The system recommended route markers.

Yuri said, "Take them."

Sora said, "Agreed."

Michael selected them.

The interface closed the loadout with a final pulse.

Shared Issue Confirmed

Deployment efficiency improved.

Material survivability increased.

Squad cohesion modifier active.

Min-ho stared at Michael.

"I still can't see it, but I hate how obvious it is that something just got better."

Michael looked up.

"It did."

Sora had already pulled the updated issue pattern into the deployment notes.

"This cuts pre-mission scramble," she said. "And it reduces redundancy. We stop overpacking the wrong people and underpacking the ones who usually get asked to improvise."
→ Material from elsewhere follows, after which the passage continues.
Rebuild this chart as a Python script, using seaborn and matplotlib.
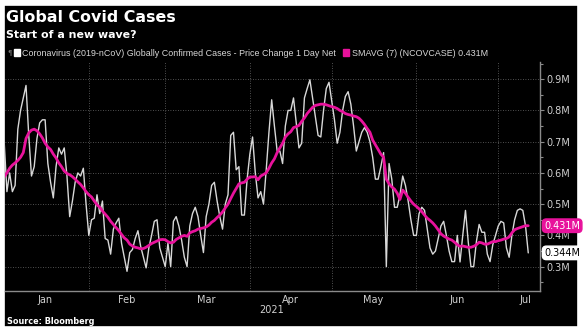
import matplotlib
matplotlib.use("Agg")
import matplotlib.pyplot as plt
import matplotlib.dates as mdates
from matplotlib.patches import Rectangle, Patch
from matplotlib.transforms import blended_transform_factory
import numpy as np
import pandas as pd
import seaborn as sns

# ---------------- data (millions of new cases per day) ----------------
start_date = "2021-01-01"
daily_cases = [
    0.70, 0.54, 0.60, 0.54, 0.56, 0.74, 0.80, 0.84, 0.88, 0.72,
    0.59, 0.62, 0.71, 0.76, 0.77, 0.77, 0.63, 0.57, 0.52, 0.62,
    0.68, 0.66, 0.68, 0.59, 0.46, 0.51, 0.57, 0.60, 0.59, 0.615,
    0.50, 0.40, 0.45, 0.455, 0.53, 0.47, 0.51, 0.39, 0.385, 0.34,
    0.42, 0.44, 0.455, 0.375, 0.33, 0.285, 0.345, 0.355, 0.39, 0.415,
    0.365, 0.33, 0.296, 0.36, 0.40, 0.445, 0.45, 0.36, 0.33, 0.30,
    0.375, 0.30, 0.445, 0.46, 0.43, 0.385, 0.33, 0.30, 0.43, 0.47,
    0.49, 0.46, 0.40, 0.345, 0.46, 0.50, 0.56, 0.57, 0.51, 0.46,
    0.42, 0.50, 0.53, 0.72, 0.73, 0.61, 0.62, 0.465, 0.465, 0.58,
    0.66, 0.715, 0.60, 0.52, 0.54, 0.50, 0.61, 0.73, 0.834, 0.75,
    0.67, 0.67, 0.63, 0.75, 0.80, 0.80, 0.84, 0.76, 0.68, 0.695,
    0.84, 0.87, 0.898, 0.84, 0.78, 0.72, 0.715, 0.80, 0.87, 0.89,
    0.83, 0.77, 0.695, 0.73, 0.80, 0.845, 0.86, 0.82, 0.75, 0.67,
    0.70, 0.73, 0.745, 0.73, 0.70, 0.65, 0.58, 0.58, 0.62, 0.665,
    0.30, 0.63, 0.58, 0.49, 0.49, 0.53, 0.59, 0.56, 0.51, 0.45,
    0.40, 0.40, 0.47, 0.49, 0.48, 0.42, 0.36, 0.34, 0.35, 0.39,
    0.43, 0.445, 0.40, 0.35, 0.316, 0.316, 0.40, 0.315, 0.40, 0.48,
    0.38, 0.30, 0.30, 0.38, 0.435, 0.41, 0.41, 0.34, 0.316, 0.37,
    0.40, 0.43, 0.445, 0.44, 0.36, 0.33, 0.40, 0.45, 0.48, 0.485,
    0.48, 0.43, 0.344,
]
sma7 = [
    0.587, 0.60, 0.615, 0.625, 0.632, 0.64, 0.65, 0.665, 0.71, 0.728,
    0.737, 0.74, 0.735, 0.725, 0.712, 0.695, 0.683, 0.675, 0.66, 0.648,
    0.632, 0.62, 0.606, 0.598, 0.594, 0.588, 0.58, 0.571, 0.563, 0.552,
    0.54, 0.53, 0.523, 0.51, 0.498, 0.49, 0.478, 0.468, 0.458, 0.445,
    0.435, 0.425, 0.415, 0.403, 0.392, 0.385, 0.372, 0.366, 0.362, 0.36,
    0.357, 0.358, 0.362, 0.368, 0.374, 0.378, 0.382, 0.386, 0.387, 0.386,
    0.38, 0.376, 0.378, 0.387, 0.392, 0.397, 0.40, 0.397, 0.408, 0.412,
    0.415, 0.42, 0.422, 0.424, 0.427, 0.433, 0.442, 0.448, 0.457, 0.465,
    0.475, 0.488, 0.50, 0.518, 0.535, 0.55, 0.565, 0.568, 0.57, 0.58,
    0.587, 0.587, 0.588, 0.578, 0.59, 0.595, 0.60, 0.615, 0.632, 0.645,
    0.665, 0.68, 0.695, 0.715, 0.725, 0.732, 0.745, 0.748, 0.752, 0.765,
    0.776, 0.79, 0.80, 0.81, 0.816, 0.818, 0.82, 0.82, 0.818, 0.815,
    0.812, 0.81, 0.806, 0.80, 0.796, 0.79, 0.787, 0.785, 0.782, 0.78,
    0.775, 0.766, 0.755, 0.742, 0.73, 0.705, 0.69, 0.675, 0.66, 0.65,
    0.58, 0.565, 0.555, 0.548, 0.535, 0.515, 0.545, 0.535, 0.522, 0.51,
    0.50, 0.493, 0.485, 0.476, 0.465, 0.455, 0.448, 0.44, 0.43, 0.418,
    0.405, 0.398, 0.393, 0.388, 0.385, 0.378, 0.37, 0.365, 0.366, 0.364,
    0.362, 0.362, 0.365, 0.37, 0.378, 0.376, 0.372, 0.372, 0.376, 0.38,
    0.38, 0.383, 0.385, 0.388, 0.39, 0.395, 0.408, 0.418, 0.422, 0.425,
    0.428, 0.431, 0.431,
]
month_labels = ["Jan", "Feb", "Mar", "Apr", "May", "Jun", "Jul"]
month_label_dates = ["2021-01-16", "2021-02-15", "2021-03-16", "2021-04-16",
                     "2021-05-16", "2021-06-16", "2021-07-11"]
month_starts = ["2021-02-01", "2021-03-01", "2021-04-01", "2021-05-01",
                "2021-06-01", "2021-07-01"]
y_major = [0.3, 0.4, 0.5, 0.6, 0.7, 0.8, 0.9]
y_minor = [0.25, 0.35, 0.45, 0.55, 0.65, 0.75, 0.85, 0.95]
series_daily = "Coronavirus (2019-nCoV) Globally Confirmed Cases - Price Change 1 Day Net"
series_sma = "SMAVG (7) (NCOVCASE) 0.431M"
last_daily_label = "0.344M"
last_sma_label = "0.431M"

dates = pd.date_range(start_date, periods=len(daily_cases), freq="D")
df = pd.DataFrame({"date": dates, "daily": daily_cases, "sma": sma7})

# ---------------- style ----------------
sns.set_theme(style="dark")
plt.rcParams["font.family"] = ["DejaVu Sans"]
NARROW = ["Liberation Sans", "DejaVu Sans"]

W, H = 584, 334
fig = plt.figure(figsize=(W / 100, H / 100), dpi=100)
fig.patch.set_facecolor("white")
bg = Rectangle((4 / W, 7 / H), 574 / W, 322 / H, transform=fig.transFigure,
               facecolor="black", edgecolor="white", lw=1.2, zorder=-10)
fig.patches.append(bg)

ax = fig.add_axes([5 / W, (H - 291) / H, 535 / W, 229 / H])
ax.set_zorder(5)
ax.set_facecolor("black")

WHITE_LINE = "#d8d8d8"
PINK = "#e8129c"

sns.lineplot(data=df, x="date", y="daily", color=WHITE_LINE, lw=1.0, ax=ax, zorder=3)
sns.lineplot(data=df, x="date", y="sma", color=PINK, lw=2.0, ax=ax, zorder=4)

t0 = pd.Timestamp(start_date)
ax.set_xlim(t0 + pd.Timedelta(days=0.3), t0 + pd.Timedelta(days=196.3))
ax.set_ylim(0.222, 0.955)

# grid
for y in y_major:
    ax.axhline(y, color="#6a6a6a", lw=0.6, ls=(0, (1, 2)), zorder=1)
for d in month_starts:
    ax.axvline(pd.Timestamp(d), color="#6a6a6a", lw=0.6, ls=(0, (1, 2)), zorder=1)
ax.grid(False)

# spines
for s in ["left", "top"]:
    ax.spines[s].set_visible(False)
for s in ["right", "bottom"]:
    ax.spines[s].set_visible(True)
    ax.spines[s].set_color("#8a8a8a")
    ax.spines[s].set_linewidth(1.0)

# y axis on right
ax.yaxis.tick_right()
ax.set_yticks(y_major)
ax.set_yticklabels([f"{v:.1f}M" for v in y_major])
ax.set_yticks(y_minor, minor=True)
ax.tick_params(axis="y", which="major", length=3, width=0.8, color="#8a8a8a",
               labelcolor="#d0d0d0", labelsize=7, pad=1.5)
ax.tick_params(axis="y", which="minor", length=2, width=0.8, color="#8a8a8a")
ax.set_ylabel("")

# x axis
ax.set_xticks([pd.Timestamp(d) for d in month_starts])
ax.set_xticklabels([""] * len(month_starts))
ax.set_xticks([pd.Timestamp(d) for d in month_label_dates], minor=True)
ax.set_xticklabels(month_labels, minor=True)
ax.tick_params(axis="x", which="major", length=3, width=0.8, color="#8a8a8a")
ax.tick_params(axis="x", which="minor", length=0, labelcolor="#d0d0d0", labelsize=7, pad=3)
ax.set_xlabel("")
trans = blended_transform_factory(ax.transData, ax.transAxes)
ax.text(pd.Timestamp("2021-04-09"), -0.085, "2021", transform=trans, ha="center", va="center",
        color="#d0d0d0", fontsize=7)

# last value tags
ax.annotate(last_sma_label, xy=(1, sma7[-1]), xycoords=("axes fraction", "data"),
            xytext=(3, 0), textcoords="offset points", ha="left", va="center",
            color="white", fontsize=7, annotation_clip=False,
            bbox=dict(boxstyle="round,pad=0.18,rounding_size=0.4", fc=PINK, ec=PINK))
ax.annotate(last_daily_label, xy=(1, daily_cases[-1]), xycoords=("axes fraction", "data"),
            xytext=(3, 0), textcoords="offset points", ha="left", va="center",
            color="black", fontsize=7, annotation_clip=False,
            bbox=dict(boxstyle="round,pad=0.18,rounding_size=0.4", fc="white", ec="white"))

# legend
handles = [Patch(facecolor="white", edgecolor="white"), Patch(facecolor=PINK, edgecolor=PINK)]
leg = ax.legend(handles, [series_daily, series_sma], loc="lower left",
                bbox_to_anchor=(0.008, 1.0), ncol=2, frameon=False,
                prop={"family": NARROW, "size": 6.4},
                handlelength=0.7, handleheight=0.7, handletextpad=0.25,
                columnspacing=0.8, borderaxespad=0.3, borderpad=0.2)
for t in leg.get_texts():
    t.set_color("#d8d8d8")
fig.text(7 / W, 1 - 52 / H, "¶", color="#777777", fontsize=5, ha="left", va="center")

# titles & source
fig.text(6 / W, 1 - 17 / H, "Global Covid Cases", color="white", fontsize=11.4,
         fontweight="bold", ha="left", va="center")
fig.text(6 / W, 1 - 35 / H, "Start of a new wave?", color="white", fontsize=7.9,
         fontweight="bold", ha="left", va="center")
fig.text(7 / W, 1 - 322 / H, "Source: Bloomberg", color="white", fontsize=5.9,
         fontweight="bold", ha="left", va="center")

fig.savefig("out.png", dpi=100, facecolor=fig.get_facecolor())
Yuri added, "It also lets support carry the right tools without having to argue for their necessity every time."

Park looked at the packed shield unit sitting now at the edge of the table where it had not been before.

He picked it up once, tested the weight, then set it back down.

"This keeps people alive longer."

That was Park praise in complete form.

Michael looked around the room and felt the shift clearly.

The value of the interface was not in the unlock. Not in the system window. Not in the private satisfaction of becoming more capable again.

It was in the med pack Yuri would have without having to steal weight from somewhere else.

The shield on the recruit who might now survive the line long enough for the guild to remain itself later.

The route markers that would make a bad lower corridor readable earlier.

The ammunition that would stop one team from becoming heroic because logistics had been lazy.

He said it before he meant to.

"I'm shaping how other people survive now."

No one answered immediately.

Because there was nothing flashy to say back to it.

Sora was the one who finally broke the silence.

"Yes," she said. "You are."

Michael had known his role was changing.

Guildmaster. Command. Structure. He had sensed it in the paperwork, the headquarters, the standards, and the coat he still resented on principle. This was different, more practical, more intimate.

He was now touching other people's odds before the mission even began.

That changed something in him he could not yet fully name.

Min-ho broke the weight before it turned too quiet.

"So," he said, picking up the rifle support pack and turning it once in his hand, "the system finally admitted you were becoming useful in civilized ways."

Michael looked at him.

"I was always useful."

"Sure."

Yuri was already redistributing the issued gear to the correct table groupings.

Dae-sung checked the breach set, nodded once, and said nothing, which in him counted as acceptance.

Park moved the shield toward the third team's staging pile without ceremony, as though the matter had already moved from strange to normal the second it became practical.

Sora rewrote the final deployment sequence to account for the cleaner distribution and, in doing so, made the entire room feel more efficient without anyone needing to say so aloud.

Morningstar left for the mission twenty minutes later.

Not dramatically better.

That would have been harder to trust.

Just better in the way real structure was better.

Less waste.

Less scramble.

Less chance that someone would enter the wrong corridor holding courage instead of the tool they had actually needed.

Michael stood at the edge of the loading line as the teams made final checks and saw the system differently than he had that morning.

Still his.

Now also theirs.

Public observers would not see any of it. They would see formations, outcomes, field discipline, maybe a cleaner entry if they had the eyes for it. They would not see the extra med allocation, the smarter ammo weight, the route marker that kept a support line from guessing under pressure, the shield that made one narrow survival margin wider by just enough to matter.

That was fine.

Morningstar did not need every gain to be visible.

Some of the strongest things in a structure only showed in who came back through the door afterward.

Michael watched the teams finish their checks and felt the interface settle quietly into the back of his vision like something that had belonged there longer than it had.

The guild was stronger now.

Not louder.

Not prettier.

Stronger.

And the kind of strength it added was the kind most people would only understand after it had already saved them.